The South Las Vegas cluster leads at 61% of adults holding a bachelor's degree, more than double the 28% metro share, with West Henderson at 53% and 52%, South Henderson at 51%, and Summerlin South at 51% — the same western and southern rim that tops home value and income.
The lowest-education neighborhoods sit in the central-east core. An east-side cluster reads 5%, a south North Las Vegas cluster 5%, and three Sunrise Manor clusters 6%–7%. The map shows the ≥45% band on the western and southern rim and the <10% band across the inner east and Sunrise Manor.
Where the metrics overlap
The western and southern rim is the metro's clearest cross-metric peak. Summerlin South tops home value and ranks high on income, age, and education together; West Henderson joins it at the top on home value, income, and education while also sitting among the oldest neighborhoods at 57. The inner core east of downtown and Sunrise Manor is the mirror image: lowest home values, lowest incomes, lowest education shares, and the youngest ages all coincide there.
The one clear divergence is age. In many metros the oldest neighborhoods sit apart from the income and education extremes, but here Henderson's southern communities combine the metro's highest ages with its top incomes and education shares.

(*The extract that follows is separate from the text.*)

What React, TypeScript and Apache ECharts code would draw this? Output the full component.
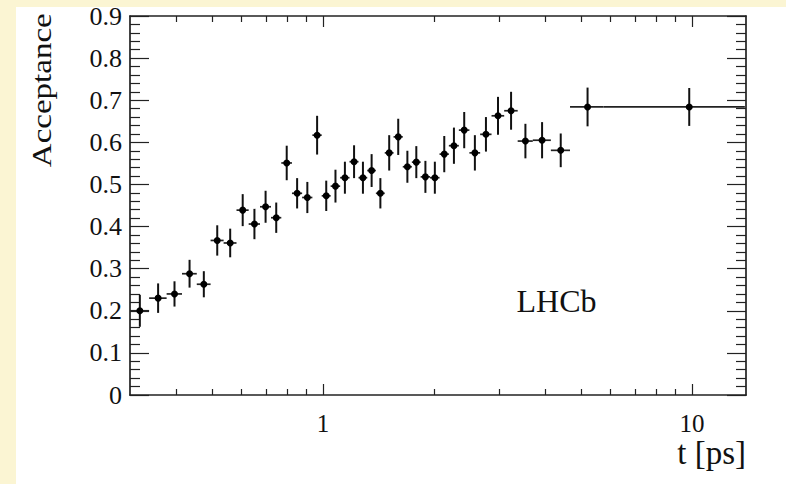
import React, { useEffect, useRef } from "react";
import * as echarts from "echarts";

// Bin edges in t [ps]
const binEdges = [
  0.300, 0.338, 0.377, 0.415, 0.455, 0.496, 0.538, 0.583, 0.629, 0.675,
  0.723, 0.771, 0.824, 0.878, 0.936, 0.992, 1.049, 1.113, 1.180, 1.248,
  1.318, 1.391, 1.470, 1.553, 1.645, 1.741, 1.839, 1.950, 2.069, 2.193,
  2.334, 2.493, 2.666, 2.862, 3.097, 3.369, 3.702, 4.144, 4.67, 5.75, 13.9,
];

// Acceptance values per bin
const acceptance = [
  0.200, 0.230, 0.240, 0.288, 0.263, 0.367, 0.361, 0.439, 0.406, 0.447,
  0.421, 0.551, 0.479, 0.469, 0.617, 0.473, 0.496, 0.516, 0.554, 0.516,
  0.533, 0.479, 0.575, 0.613, 0.542, 0.553, 0.518, 0.516, 0.572, 0.592,
  0.629, 0.575, 0.619, 0.663, 0.675, 0.603, 0.605, 0.581, 0.684, 0.684,
];

// Vertical (statistical) errors per bin
const accErr = [
  0.038, 0.035, 0.030, 0.033, 0.031, 0.036, 0.034, 0.038, 0.036, 0.038,
  0.036, 0.041, 0.036, 0.037, 0.046, 0.036, 0.039, 0.038, 0.039, 0.038,
  0.039, 0.036, 0.042, 0.043, 0.038, 0.038, 0.038, 0.038, 0.043, 0.043,
  0.043, 0.042, 0.041, 0.045, 0.045, 0.041, 0.043, 0.040, 0.046, 0.045,
];

const xMajorTicks = [1, 10];
const xMinorTicks = [0.4, 0.5, 0.6, 0.7, 0.8, 0.9, 2, 3, 4, 5, 6, 7, 8, 9];
const xLabels = [1, 10];
const xMin = 0.3;
const xMax = 14;
const yMin = 0;
const yMax = 0.9;
const yStep = 0.1;

const SERIF = '"Liberation Serif", "DejaVu Serif", "Times New Roman", serif';
const INK = "#111";

export default function App() {
  const ref = useRef<HTMLDivElement>(null);

  useEffect(() => {
    document.body.style.margin = "0";
    const chart = echarts.init(ref.current as HTMLDivElement, null, { renderer: "svg" });

    const points = acceptance.map((v, i) => [binEdges[i], binEdges[i + 1], v, accErr[i]]);

    const lineStyle = { color: "#222", width: 1.7 };
    const tickStyle = { color: "#222", width: 1.2 };

    const xBase = (position: string) => ({
      type: "log",
      logBase: 10,
      min: xMin,
      max: xMax,
      position,
      splitLine: { show: false },
      minorTick: { show: false },
      minorSplitLine: { show: false },
    });

    const xAxes: any[] = [
      {
        ...xBase("bottom"),
        axisLine: { show: true, lineStyle },
        axisTick: { show: true, inside: true, length: 11, lineStyle: tickStyle, customValues: xMajorTicks },
        axisLabel: {
          show: true,
          customValues: xLabels,
          fontFamily: SERIF,
          fontSize: 25,
          color: INK,
          margin: 16,
        },
      },
      {
        ...xBase("bottom"),
        axisLine: { show: false },
        axisTick: { show: true, inside: true, length: 6, lineStyle: tickStyle, customValues: xMinorTicks },
        axisLabel: { show: false },
      },
      {
        ...xBase("top"),
        axisLine: { show: true, lineStyle },
        axisTick: { show: true, inside: true, length: 11, lineStyle: tickStyle, customValues: xMajorTicks },
        axisLabel: { show: false },
      },
      {
        ...xBase("top"),
        axisLine: { show: false },
        axisTick: { show: true, inside: true, length: 6, lineStyle: tickStyle, customValues: xMinorTicks },
        axisLabel: { show: false },
      },
    ];

    const yBase = (position: string, showLabel: boolean) => ({
      type: "value",
      min: yMin,
      max: yMax,
      interval: yStep,
      position,
      splitLine: { show: false },
      axisLine: { show: true, lineStyle },
      axisTick: { show: true, inside: true, length: 19, lineStyle: tickStyle },
      minorTick: { show: true, splitNumber: 5, length: 10, lineStyle: tickStyle },
      axisLabel: {
        show: showLabel,
        fontFamily: SERIF,
        fontSize: 26,
        color: INK,
        margin: 8,
        formatter: (v: number) => (Math.abs(v) < 1e-9 ? "0" : v.toFixed(1)),
      },
    });

    const option: any = {
      animation: false,
      backgroundColor: "#fbf5d3",
      grid: { left: 130, right: 40, top: 16, bottom: 89, containLabel: false },
      xAxis: xAxes,
      yAxis: [yBase("left", true), yBase("right", false)],
      graphic: [
        {
          type: "rect",
          z: -100,
          silent: true,
          shape: { x: 16, y: 7, width: 770, height: 477 },
          style: { fill: "#ffffff" },
        },
        {
          type: "text",
          x: 516.5,
          y: 300.5,
          z: 10,
          style: {
            text: "LHCb",
            font: `32px ${SERIF}`,
            fill: INK,
            align: "left",
            textAlign: "left",
            verticalAlign: "middle",
            textVerticalAlign: "middle",
          },
        },
        {
          type: "text",
          x: 746,
          y: 453,
          z: 10,
          style: {
            text: "t [ps]",
            font: `33px ${SERIF}`,
            fill: INK,
            align: "right",
            textAlign: "right",
            verticalAlign: "middle",
            textVerticalAlign: "middle",
          },
        },
        {
          type: "text",
          x: 42,
          y: 13.3,
          z: 10,
          rotation: Math.PI / 2,
          scaleX: 1,
          scaleY: 0.8,
          style: {
            text: "Acceptance",
            font: `33px ${SERIF}`,
            fill: INK,
            align: "right",
            textAlign: "right",
            verticalAlign: "middle",
            textVerticalAlign: "middle",
          },
        },
      ],
      series: [
        {
          type: "custom",
          xAxisIndex: 0,
          yAxisIndex: 0,
          clip: true,
          encode: { x: [0, 1], y: [2, 3] },
          data: points,
          renderItem: (params: any, api: any) => {
            const lo = api.value(0);
            const hi = api.value(1);
            const v = api.value(2);
            const e = api.value(3);
            const mid = (lo + hi) / 2;
            const pL = api.coord([lo, v]);
            const pR = api.coord([hi, v]);
            const pC = api.coord([mid, v]);
            const pT = api.coord([mid, v + e]);
            const pB = api.coord([mid, v - e]);
            return {
              type: "group",
              children: [
                {
                  type: "line",
                  shape: { x1: pL[0], y1: pL[1], x2: pR[0], y2: pR[1] },
                  style: { stroke: "#222", lineWidth: 1.7 },
                },
                {
                  type: "line",
                  shape: { x1: pT[0], y1: pT[1], x2: pB[0], y2: pB[1] },
                  style: { stroke: "#111", lineWidth: 2 },
                },
                {
                  type: "circle",
                  shape: { cx: pC[0], cy: pC[1], r: 3.5 },
                  style: { fill: "#000" },
                },
              ],
            };
          },
        },
      ],
    };

    chart.setOption(option);
    return () => {
      chart.dispose();
    };
  }, []);

  return (
    <div
      ref={ref}
      style={{ position: "absolute", left: 0, top: 0, width: 786, height: 484 }}
    />
  );
}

The west-of-Las-Vegas cluster also tops income at $153K without leading on home value or age.
Key Takeaways
- Summerlin South leads home value at $830K and ranks among the top neighborhoods on income, age, and education.
- The western and southern rim — Summerlin and Henderson — concentrates the metro's highest home values, incomes, and education shares.
- The inner core east of downtown Las Vegas holds the lowest home values ($122K–$261K) and lowest incomes ($38K–$43K).
- Sunrise Manor and the northeast near Nellis Air Force Base hold the youngest neighborhoods (27–32) and lowest education shares (5%–7%).
- Henderson's southern communities are the metro's oldest (South Henderson 59, West Henderson 57) while also topping income and education.